*Work required*
From the very first line of the data to the line containing "щелочное число, мг", retype everything exactly, leaving the pictures behind.

━━━

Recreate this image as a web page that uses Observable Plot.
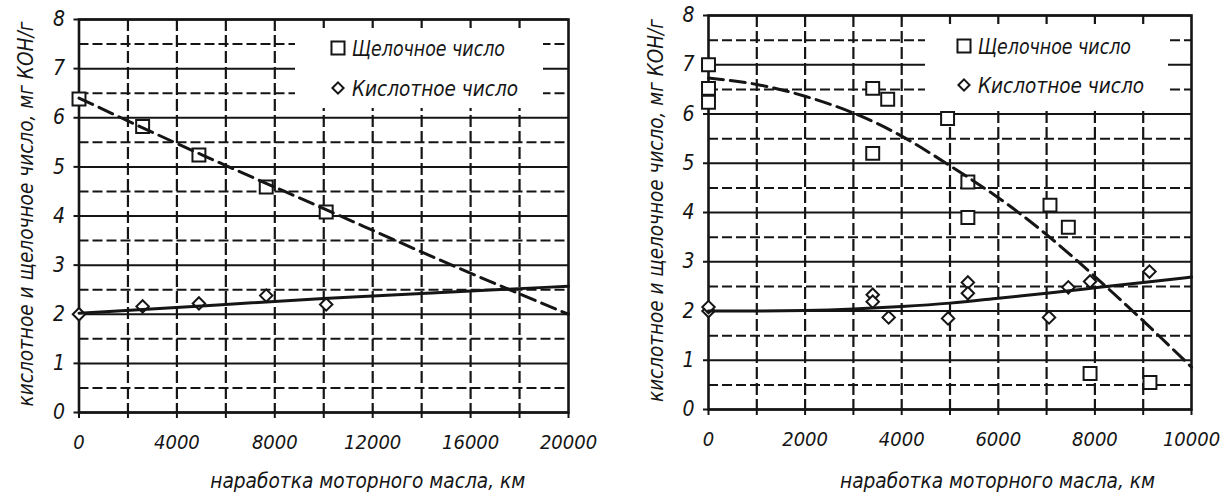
<!DOCTYPE html>
<html>
<head>
<meta charset="utf-8">
<script src="https://cdn.jsdelivr.net/npm/d3@7"></script>
<script src="https://cdn.jsdelivr.net/npm/@observablehq/plot@0.6"></script>
<style>
  html, body { margin: 0; padding: 0; background: #fff; }
  #wrap { position: relative; width: 1232px; height: 499px; overflow: hidden; background: #fff; }
  .panel { position: absolute; top: 0; }
  .legend { position: absolute; }
</style>
</head>
<body>
<div id="wrap"></div>
<script>
// ---------- data ----------
const seriesNames = ["Щелочное число", "Кислотное число"];
const xAxisTitle = "наработка моторного масла, км";
const yAxisTitle = "кислотное и щелочное число, мг КОН/г";

// left panel
const leftX = [0, 2600, 4900, 7650, 10100];
const leftAlkali = [6.38, 5.82, 5.24, 4.59, 4.08];
const leftAcid = [2.0, 2.16, 2.22, 2.38, 2.2];
const leftFitX = [0, 5000, 10000, 15000, 20000];
const leftAlkaliFit = [6.4, 5.25, 4.15, 3.05, 2.0];
const leftAcidFit = [2.02, 2.17, 2.32, 2.45, 2.57];
const leftXTicks = [0, 2000, 4000, 6000, 8000, 10000, 12000, 14000, 16000, 18000, 20000];
const leftXLabels = [0, 4000, 8000, 12000, 16000, 20000];

// right panel
const rightAlkaliX = [0, 0, 0, 3400, 3710, 3400, 4950, 5370, 5370, 7070, 7450, 7900, 9140];
const rightAlkali = [7.0, 6.52, 6.24, 6.52, 6.3, 5.2, 5.91, 4.62, 3.9, 4.15, 3.7, 0.73, 0.55];
const rightAcidX = [0, 0, 3400, 3400, 3730, 4960, 5370, 5370, 7050, 7450, 7900, 9130];
const rightAcid = [2.0, 2.08, 2.33, 2.19, 1.87, 1.85, 2.58, 2.36, 1.87, 2.48, 2.6, 2.8];
const rightFitX = [0, 1000, 2000, 3000, 4000, 5000, 6000, 7000, 8000, 9000, 10000];
const rightAlkaliFit = [6.73, 6.6, 6.36, 6.02, 5.55, 4.95, 4.3, 3.55, 2.7, 1.8, 0.86];
const rightAcidFit = [2.0, 2.0, 2.01, 2.04, 2.09, 2.16, 2.26, 2.36, 2.47, 2.58, 2.69];
const rightXTicks = [0, 1000, 2000, 3000, 4000, 5000, 6000, 7000, 8000, 9000, 10000];
const rightXLabels = [0, 2000, 4000, 6000, 8000, 10000];

const yIntTicks = [0, 1, 2, 3, 4, 5, 6, 7, 8];
const yHalfTicks = [0.5, 1.5, 2.5, 3.5, 4.5, 5.5, 6.5, 7.5];

// ---------- style ----------
const FONT = '"Liberation Sans Narrow", "DejaVu Sans Condensed", "Arial Narrow", sans-serif';
const INK = "#151515";

function zip(xs, ys) { return xs.map((x, i) => ({x, y: ys[i]})); }

function makePanel(cfg) {
  const xMax = cfg.xTicks[cfg.xTicks.length - 1];
  const inner = cfg.xTicks.filter(d => d > 0 && d < xMax);
  const plot = Plot.plot({
    width: 616,
    height: 499,
    marginLeft: cfg.m[0], marginRight: cfg.m[1], marginTop: cfg.m[2], marginBottom: cfg.m[3],
    x: {domain: [0, xMax], axis: null},
    y: {domain: [0, 8], axis: null},
    style: {fontFamily: FONT, color: INK, background: "#fff", overflow: "visible"},
    marks: [
      Plot.ruleY(yHalfTicks, {stroke: INK, strokeWidth: 2, strokeDasharray: "10,4"}),
      Plot.ruleY(yIntTicks, {stroke: INK, strokeWidth: 2}),
      Plot.ruleX(inner, {stroke: INK, strokeWidth: 2.2, strokeDasharray: "12,4"}),
      Plot.axisY(yIntTicks, {anchor: "left", tickSize: 5, tickPadding: 9, strokeWidth: 2,
        fontSize: 21, fontStyle: "italic", label: null}),
      Plot.axisX(cfg.xTicks, {anchor: "bottom", tickSize: 6, strokeWidth: 2, text: null, label: null}),
      Plot.axisX(cfg.xLabels, {anchor: "bottom", tickSize: 0, tickPadding: 22, fontSize: 20,
        fontStyle: "italic", tickFormat: d => String(d), label: null}),
      Plot.frame({stroke: INK, strokeWidth: 2.6}),
      Plot.dot(zip(cfg.alkX, cfg.alk), {x: "x", y: "y", symbol: "square", r: 7.3,
        fill: "#fff", stroke: INK, strokeWidth: 2}),
      Plot.dot(zip(cfg.acidX, cfg.acid), {x: "x", y: "y", symbol: "diamond2", r: 5.6,
        fill: "#fff", stroke: INK, strokeWidth: 2}),
      Plot.line(zip(cfg.fitX, cfg.alkFit), {x: "x", y: "y", stroke: INK, strokeWidth: 3,
        strokeDasharray: "15,7", curve: "natural"}),
      Plot.line(zip(cfg.fitX, cfg.acidFit), {x: "x", y: "y", stroke: INK, strokeWidth: 3,
        curve: "natural"}),
      Plot.text([yAxisTitle], {text: d => d, frameAnchor: "left", rotate: -90, dx: cfg.ylabDx, dy: -2,
        textAnchor: "middle", lineAnchor: "middle",
        fontSize: 21, fontStyle: "italic", fill: INK}),
      Plot.text([xAxisTitle], {text: d => d, frameAnchor: "bottom", dx: cfg.xlabDx, dy: cfg.xlabDy,
        textAnchor: "middle", lineAnchor: "middle",
        fontSize: 21, fontStyle: "italic", fill: INK})
    ]
  });
  plot.classList.add("panel");
  plot.style.left = cfg.left + "px";
  d3.select(plot).selectAll("text")
    .filter(function() { return this.textContent === yAxisTitle; })
    .attr("textLength", cfg.ylabLen).attr("lengthAdjust", "spacingAndGlyphs");
  d3.select(plot).selectAll("text")
    .filter(function() { return this.textContent === xAxisTitle; })
    .attr("textLength", 315).attr("lengthAdjust", "spacingAndGlyphs");
  return plot;
}

function makeLegend(box) {
  const svg = d3.create("svg")
    .attr("class", "legend")
    .attr("width", box.w).attr("height", box.h)
    .style("left", box.x + "px").style("top", box.y + "px")
    .style("font-family", FONT);
  svg.append("rect").attr("width", box.w).attr("height", box.h).attr("fill", "#fff");
  const rows = [
    {name: seriesNames[0], sym: d3.symbol(d3.symbolSquare, 170)()},
    {name: seriesNames[1], sym: d3.symbol(d3.symbolDiamond2, 80)()}
  ];
  rows.forEach((r, i) => {
    const cy = box.rows[i] - box.y;
    svg.append("path").attr("d", r.sym)
      .attr("transform", `translate(${box.sx - box.x},${cy})`)
      .attr("fill", "#fff").attr("stroke", INK).attr("stroke-width", 2);
    svg.append("text").text(r.name)
      .attr("x", box.tx - box.x).attr("y", cy).attr("dy", "0.36em")
      .attr("font-size", 21).attr("font-style", "italic").attr("fill", INK)
      .attr("textLength", i === 0 ? 153 : 166).attr("lengthAdjust", "spacingAndGlyphs");
  });
  return svg.node();
}

const wrap = document.getElementById("wrap");
wrap.appendChild(makePanel({
  left: 0, m: [78.5, 48, 19, 87],
  xTicks: leftXTicks, xLabels: leftXLabels,
  alkX: leftX, alk: leftAlkali, acidX: leftX, acid: leftAcid,
  fitX: leftFitX, alkFit: leftAlkaliFit, acidFit: leftAcidFit,
  ylabDx: -53, ylabLen: 385, xlabDx: 44, xlabDy: 69
}));
wrap.appendChild(makePanel({
  left: 616, m: [92, 41, 15, 90],
  xTicks: rightXTicks, xLabels: rightXLabels,
  alkX: rightAlkaliX, alk: rightAlkali, acidX: rightAcidX, acid: rightAcid,
  fitX: rightFitX, alkFit: rightAlkaliFit, acidFit: rightAcidFit,
  ylabDx: -52, ylabLen: 383, xlabDx: 47.5, xlabDy: 72
}));
wrap.appendChild(makeLegend({x: 295, y: 28, w: 248, h: 80, rows: [48, 88], sx: 338, tx: 352}));
wrap.appendChild(makeLegend({x: 925, y: 24, w: 243, h: 83, rows: [46, 85], sx: 964, tx: 978}));
</script>
</body>
</html>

━━━

*Output for this task*
Recreate this image as a web page that uses Observable Plot.
<!DOCTYPE html>
<html>
<head>
<meta charset="utf-8">
<script src="https://cdn.jsdelivr.net/npm/d3@7"></script>
<script src="https://cdn.jsdelivr.net/npm/@observablehq/plot@0.6"></script>
<style>
  html, body { margin: 0; padding: 0; background: #fff; }
  #wrap { position: relative; width: 1232px; height: 499px; overflow: hidden; background: #fff; }
  .panel { position: absolute; top: 0; }
  .legend { position: absolute; }
</style>
</head>
<body>
<div id="wrap"></div>
<script>
// ---------- data ----------
const seriesNames = ["Щелочное число", "Кислотное число"];
const xAxisTitle = "наработка моторного масла, км";
const yAxisTitle = "кислотное и щелочное число, мг КОН/г";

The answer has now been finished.